Na parte final, o grupo tocou "Miséria" com playback da intervenção de Mário e Quitéria fazendo um bem-vindo parênteses. Seguiram com as imprescindíveis “Família" e "Sonífera Ilha", primeiro hit da carreira, que coroaram uma apresentação sem ressalvas e que vai figurar para sempre na memória de quem teve a sorte de assistir ao show.
DESORDEM
E entendam por "sorte de assistir ao show" não a mera presença, já que isso não foi garantia de ver o Titãs tocar. É preciso pontuar que, boa parte do público que lotou o Expominas no primeiro dia de show, não conseguiu assistir à banda com o mínimo de qualidade. Isso porque o comprimento do galpão fez com que metade da plateia ficasse a uma distância que impossibilitava ver qualquer coisa que acontecia no palco e onde o som chegava como um amontoado de ecos e frequências fracionadas.
Some-se a isso o trânsito caótico potencializado pela presença do circo Portugal (nada contra o circo, muito pelo contrário) no estacionamento, a fila quilométrica para entrar e o preço abusivo das bebidas e temos motivos de sobra para queixas e reclamações contundentes manifestas nas redes sociais.
PRA DIZER ADEUS
O show que celebra os 40 anos do Titãs foi a maior homenagem possível à carreira do Titãs. Quem ainda não teve a oportunidade ver ao vivo, que veja. Apesar de ser muito provável que um registro dos shows resulte num DVD, sabemos que nada substitui a experiência de presenciar essa reunião que um dia se mostrou tão improvável.
Com interpretação das músicas de forma crua e direta, a banda fez um show pautado em sucessos absolutos que são trilha sonora do Brasil. Contando com uma produção que só estamos acostumados a receber de artistas internacionais, o Titãs entregou um show muito bem equilibrado tecnicamente e com várias camadas simbólicas e emocionantes. Da presença de Liminha no palco, passando pela homenagem a Marcelo Fromer e a celebrada recuperação de Branco Mello, temos elementos de sobra para elogiar o resultado de um show pensado nos mínimos detalhes.

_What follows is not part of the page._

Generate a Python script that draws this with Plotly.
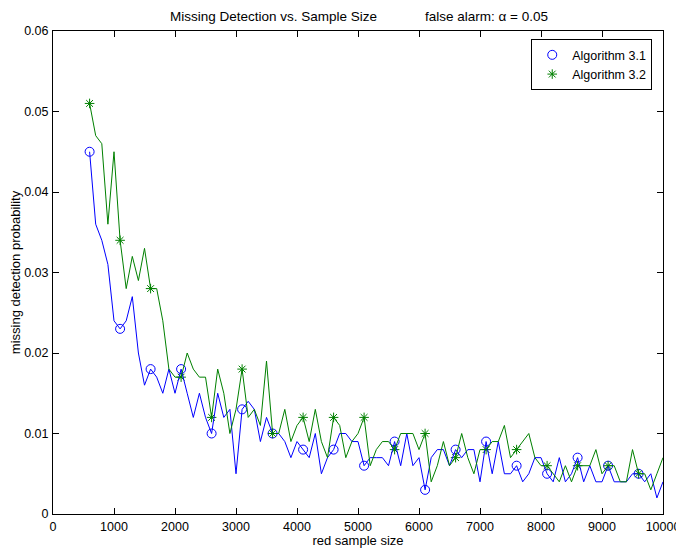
import plotly.graph_objects as go

# sample sizes (100 steps from 600 to 10000)
sample_size = list(range(600, 10001, 100))

# Algorithm 3.1 missing detection probability (in units of 1e-3)
alg31_milli = [45, 36, 34, 31, 24, 23, 24, 27, 20, 16,
               18, 17, 15, 18, 15, 18, 15, 12, 15, 12,
               10, 15, 12, 13, 5, 13, 14, 13, 9, 12,
               10, 10, 9, 7, 9, 8, 7, 10, 5, 7,
               8, 10, 10, 9, 9, 6, 7, 7, 7, 6,
               9, 6, 10, 6, 7, 3, 7, 8, 8, 6,
               8, 7, 8, 8, 4, 9, 5, 9, 5, 5,
               6, 4, 5, 7, 7, 5, 4, 7, 4, 5,
               7, 4, 6, 4, 4, 6, 4, 4, 4, 5,
               5, 4, 5, 2, 4]

# Algorithm 3.2 missing detection probability (in units of 1e-3)
alg32_milli = [51, 47, 46, 36, 45, 34, 28, 32, 29, 33,
               28, 28, 24, 18, 17, 17, 20, 18, 17, 17,
               12, 18, 15, 10, 13, 18, 12, 13, 11, 19,
               10, 10, 13, 9, 11, 12, 9, 13, 9, 7,
               12, 11, 7, 9, 10, 12, 6, 8, 9, 9,
               8, 10, 10, 10, 8, 10, 4, 6, 9, 6,
               7, 10, 7, 5, 8, 8, 9, 9, 11, 7,
               8, 9, 10, 7, 6, 6, 5, 4, 6, 4,
               6, 6, 6, 8, 5, 6, 6, 4, 4, 8,
               5, 5, 3, 5, 7]

alg31 = [v / 1000 for v in alg31_milli]
alg32 = [v / 1000 for v in alg32_milli]

marker_step = 5  # markers every 500 samples

x_tick_vals = list(range(0, 10001, 1000))
x_tick_text = [str(v) for v in x_tick_vals]
y_tick_vals = [0, 0.01, 0.02, 0.03, 0.04, 0.05, 0.06]
y_tick_text = ["0", "0.01", "0.02", "0.03", "0.04", "0.05", "0.06"]

BLUE = "rgb(0,0,255)"
GREEN = "rgb(0,128,0)"
FONT = "Liberation Sans, Arial, sans-serif"

fig = go.Figure()

# marker traces (in legend)
fig.add_trace(go.Scatter(
    x=sample_size[::marker_step], y=alg31[::marker_step], mode="markers",
    name="Algorithm 3.1",
    marker=dict(symbol="circle-open", size=9, color=BLUE, line=dict(color=BLUE, width=1)),
))
fig.add_trace(go.Scatter(
    x=sample_size[::marker_step], y=alg32[::marker_step], mode="markers",
    name="Algorithm 3.2",
    marker=dict(symbol="asterisk-open", size=8, color=GREEN, line=dict(color=GREEN, width=1)),
))
# line traces
fig.add_trace(go.Scatter(
    x=sample_size, y=alg31, mode="lines", showlegend=False,
    line=dict(color=BLUE, width=1),
))
fig.add_trace(go.Scatter(
    x=sample_size, y=alg32, mode="lines", showlegend=False,
    line=dict(color=GREEN, width=1),
))

axis_common = dict(
    showline=True, linecolor="black", linewidth=1, mirror="ticks",
    ticks="inside", ticklen=6, tickcolor="black", tickwidth=1,
    showgrid=False, zeroline=False, automargin=False,
    tickfont=dict(family=FONT, size=12.5, color="black"),
)

# the page body has an 8px margin, so the figure is sized/margined to land
# the plot frame at the reference position in the 684x548 window
fig.update_layout(
    width=676, height=540,
    paper_bgcolor="white", plot_bgcolor="white",
    margin=dict(l=45, r=21, t=23, b=34),
    font=dict(family=FONT, size=13, color="black"),
    xaxis=dict(range=[0, 10000], tickvals=x_tick_vals, ticktext=x_tick_text,
               title=dict(text="red sample size", font=dict(family=FONT, size=13), standoff=4),
               ticklabelstandoff=1,
               **axis_common),
    yaxis=dict(range=[0, 0.06], tickvals=y_tick_vals, ticktext=y_tick_text,
               title=dict(text="missing detection probability", font=dict(family=FONT, size=13), standoff=8),
               ticklabelstandoff=1,
               **axis_common),
    legend=dict(x=0.784, y=0.983, xanchor="left", yanchor="top",
                bgcolor="white", bordercolor="black", borderwidth=1,
                font=dict(family=FONT, size=12.5), itemwidth=30,
                tracegroupgap=0),
    showlegend=True,
    annotations=[
        dict(text="Missing Detection vs. Sample Size", xref="paper", yref="paper",
             x=0.189, y=1.01, xanchor="left", yanchor="bottom", showarrow=False,
             font=dict(family=FONT, size=13.5)),
        dict(text="false alarm: α = 0.05", xref="paper", yref="paper",
             x=0.607, y=1.01, xanchor="left", yanchor="bottom", showarrow=False,
             font=dict(family=FONT, size=13.5)),
    ],
)

fig.write_html("out.html")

Em nome de todos os fãs da banda, deixamos um agradecimento nominal à Branco Mello, Sérgio Britto, Tony Bellotto, Arnaldo Antunes, Nando Reis, Charles Gavin e Paulo Miklos por terem idealizado e topado a empreitada. Boa turnê!
AVALIAÇÃO FINAL
O Titãs fez um show impecável. Acima da média. Agradou com certeza dos mais jovens aos veteranos com um show espetacular. Entretanto, solidarizamos com boa parte do público que se arrependeu da experiência final dadas as falhas mencionadas relativas à otimização do espaço. Teria sido uma experiência melhor para todos a simples divisão de público em ambas as datas que teve superlotação no primeiro dia e público razoável no segundo.